Les femmes ayant reçu dans l'enfance une chimiothérapie à base d'anthracyclines ont un risque plus élevé de cancer du sein à l'âge adulte. Ces résultats publiés dans Nature Medicine sont en faveur d'un dépistage plus précoce dans cette population.
Un antécédent de cancer dans l'enfance est associé à un surrisque de séquelles à l'âge adulte : maladies cardiovasculaires, insuffisance respiratoire, infertilité, cancers du sein et de la thyroïde ou encore troubles cognitifs. Pour le cancer du sein, le risque lié à la radiothérapie était déjà connu. Et la Haute Autorité de santé recommande un dépistage spécifique en cas d'irradiation thoracique à haute dose, notamment dans la maladie de Hodgkin. Mais le risque lié à la chimiothérapie n'était pas déterminé.
Doxorubicine à hautes doses
Dans cette étude, des scientifiques du Princess Máxima Center aux Pays-Bas ont évalué le risque lié aux anthracyclines, dont la doxorubicine. Pour cela, ils ont utilisé les dossiers médicaux de près de 18 000 survivants de cancer dans l'enfance ayant été pris en charge entre 1946 et 2012 aux Pays-Bas, en France, aux États-Unis et en Suisse. L'étude a été financée par la Children Cancer-free Foundation.
L'équipe internationale coordonnée par le Pr Leontien Kremer et le Dr JopTeepen rapporte que 782 des 17 903 survivants de l'étude ont développé par la suite un cancer du sein. Les femmes ayant eu de la doxorubicine à hautes doses (≥200 mg/m2 en cumulé) avaient un risque multiplié par 6 avant l'âge de 40 ans (3,4 % versus 0,6 % dans la population générale). La petite proportion ayant eu à la fois de la radiothérapie et de la doxorubicine à hautes doses avait le risque le plus élevé, estimé à 8,1 % à l'âge de 40 ans.
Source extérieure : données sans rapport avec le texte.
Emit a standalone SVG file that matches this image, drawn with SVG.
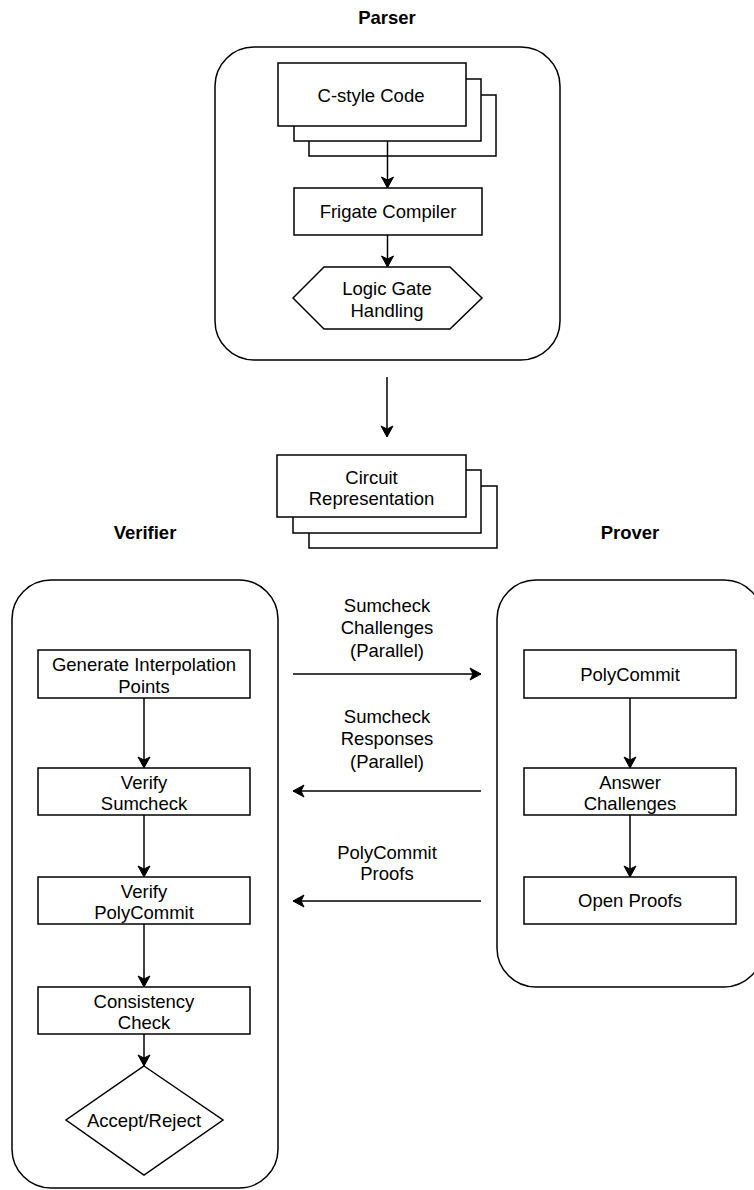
<svg xmlns="http://www.w3.org/2000/svg" width="754" height="1190" viewBox="0 0 754 1190">
<defs>
<style>
.c{fill:#fff;stroke:#000;stroke-width:1.5}
.n{fill:#fff;stroke:#000;stroke-width:1.5}
.t{font-family:"Liberation Sans",Arial,sans-serif;font-size:18.5px;fill:#000;text-anchor:middle}
.b{font-weight:bold}
.e{fill:none;stroke:#000;stroke-width:1.5}
</style>
<marker id="ah" viewBox="-12 -7 13 14" refX="0" refY="0" markerWidth="13" markerHeight="14" markerUnits="userSpaceOnUse" orient="auto">
<path d="M0,0 L-11,-6 L-8,0 L-11,6 Z" fill="#000" stroke="#000" stroke-width="1"/>
</marker>
</defs>
<rect width="754" height="1190" fill="#fff"/>

<g id="parser">
<text class="t b" x="387" y="23.5">Parser</text>
<rect class="c" x="215" y="47" width="345" height="313" rx="39" ry="39"/>
</g>
<g id="verifier">
<text class="t b" x="145" y="539">Verifier</text>
<rect class="c" x="12" y="580" width="266" height="608" rx="39" ry="39"/>
</g>
<g id="prover">
<text class="t b" x="630" y="539">Prover</text>
<rect class="c" x="497" y="580" width="266" height="407" rx="39" ry="39"/>
</g>

<g id="c-style-code">
<rect class="n" x="309" y="95" width="187" height="61"/>
<rect class="n" x="294" y="79" width="187" height="62"/>
<rect class="n" x="278" y="63" width="188" height="63"/>
<text class="t" x="371" y="101.5">C-style Code</text>
</g>
<g id="frigate-compiler">
<rect class="n" x="294" y="188" width="188" height="47"/>
<text class="t" x="388" y="217.5">Frigate Compiler</text>
</g>
<g id="logic-gate">
<polygon class="n" points="293,298 324,267 450,267 482,298 450,329 324,329"/>
<text class="t" x="387" y="294.5">Logic Gate</text>
<text class="t" x="387" y="316.5">Handling</text>
</g>
<g id="circuit-representation">
<rect class="n" x="309" y="486" width="188" height="62"/>
<rect class="n" x="293" y="470" width="188" height="63"/>
<rect class="n" x="277" y="455" width="189" height="62"/>
<text class="t" x="371.5" y="483.5">Circuit</text>
<text class="t" x="371.5" y="504.5">Representation</text>
</g>

<g id="generate-points">
<rect class="n" x="38" y="650" width="212" height="48"/>
<text class="t" x="144" y="670.5">Generate Interpolation</text>
<text class="t" x="144" y="693">Points</text>
</g>
<g id="verify-sumcheck">
<rect class="n" x="38" y="768" width="212" height="47"/>
<text class="t" x="144" y="789">Verify</text>
<text class="t" x="144" y="810">Sumcheck</text>
</g>
<g id="verify-polycommit">
<rect class="n" x="38" y="877" width="212" height="47"/>
<text class="t" x="144" y="898">Verify</text>
<text class="t" x="144" y="919">PolyCommit</text>
</g>
<g id="consistency-check">
<rect class="n" x="38" y="987" width="212" height="47"/>
<text class="t" x="144" y="1008">Consistency</text>
<text class="t" x="144" y="1029">Check</text>
</g>
<g id="accept-reject">
<polygon class="n" points="144,1066 223,1120 144,1175 66,1120"/>
<text class="t" x="144" y="1126.5">Accept/Reject</text>
</g>

<g id="polycommit">
<rect class="n" x="524" y="650" width="212" height="48"/>
<text class="t" x="630" y="680.5">PolyCommit</text>
</g>
<g id="answer-challenges">
<rect class="n" x="524" y="768" width="212" height="47"/>
<text class="t" x="630" y="788.5">Answer</text>
<text class="t" x="630" y="809.5">Challenges</text>
</g>
<g id="open-proofs">
<rect class="n" x="524" y="877" width="212" height="47"/>
<text class="t" x="630" y="907">Open Proofs</text>
</g>

<g id="connectors">
<line class="e" x1="387.5" y1="141" x2="387.5" y2="188" marker-end="url(#ah)"/>
<line class="e" x1="387.5" y1="235" x2="387.5" y2="267" marker-end="url(#ah)"/>
<line class="e" x1="387" y1="377" x2="387" y2="437" marker-end="url(#ah)"/>
<line class="e" x1="144" y1="698" x2="144" y2="768" marker-end="url(#ah)"/>
<line class="e" x1="144" y1="815" x2="144" y2="877" marker-end="url(#ah)"/>
<line class="e" x1="144" y1="924" x2="144" y2="987" marker-end="url(#ah)"/>
<line class="e" x1="144" y1="1034" x2="144" y2="1066" marker-end="url(#ah)"/>
<line class="e" x1="630" y1="698" x2="630" y2="768" marker-end="url(#ah)"/>
<line class="e" x1="630" y1="815" x2="630" y2="877" marker-end="url(#ah)"/>
<line class="e" x1="293" y1="674" x2="481" y2="674" marker-end="url(#ah)"/>
<line class="e" x1="481" y1="791" x2="293" y2="791" marker-end="url(#ah)"/>
<line class="e" x1="481" y1="901" x2="293" y2="901" marker-end="url(#ah)"/>
<text class="t" x="387" y="611.5">Sumcheck</text>
<text class="t" x="387" y="634">Challenges</text>
<text class="t" x="387" y="656.5">(Parallel)</text>
<text class="t" x="387" y="722.5">Sumcheck</text>
<text class="t" x="387" y="745">Responses</text>
<text class="t" x="387" y="767.5">(Parallel)</text>
<text class="t" x="387" y="858.5">PolyCommit</text>
<text class="t" x="387" y="880">Proofs</text>
</g>
</svg>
Pour l'épirubicine, le risque de cancer du sein était triplé et pour la daunorubicine, l'association ne s'est pas révélée significative. Pour une dose de doxorubicine plus faible (100 mg/m2 en cumulé), le risque de cancer du sein était augmenté mais beaucoup moins, de 11 % avec radiothérapie et de 26 % sans.
Dépistage spécifique
« Les anthracyclines restent un élément important du traitement pour plus de la moitié des enfants ayant un cancer, explique Yuehan Wang, chercheuse au Princess Máxima Center et première autrice. La dose qui est aujourd'hui prescrite est bien plus faible que par le passé, nous savons depuis longtemps que les anthracyclines peuvent être délétères pour le cœur ». Certains enfants ont néanmoins besoin de fortes doses de chimiothérapie, mais ces résultats soulignent l'importance de les réduire « dès que c'est possible » souligne-t-elle.
Le Pr Leontien Kremer appelle quant à lui à revoir les recommandations internationales pour le dépistage. « Les femmes ayant reçu une irradiation thoracique dans l'enfance sont dépistées pour le cancer du sein dès l'âge de 25 ans, parce que le risque accru était déjà connu. À la lumière de ces nouveaux résultats, nous demandons (...) que les femmes ayant reçu de la doxorubicine à fortes doses aient aussi un dépistage plus précoce », plaide-t-il.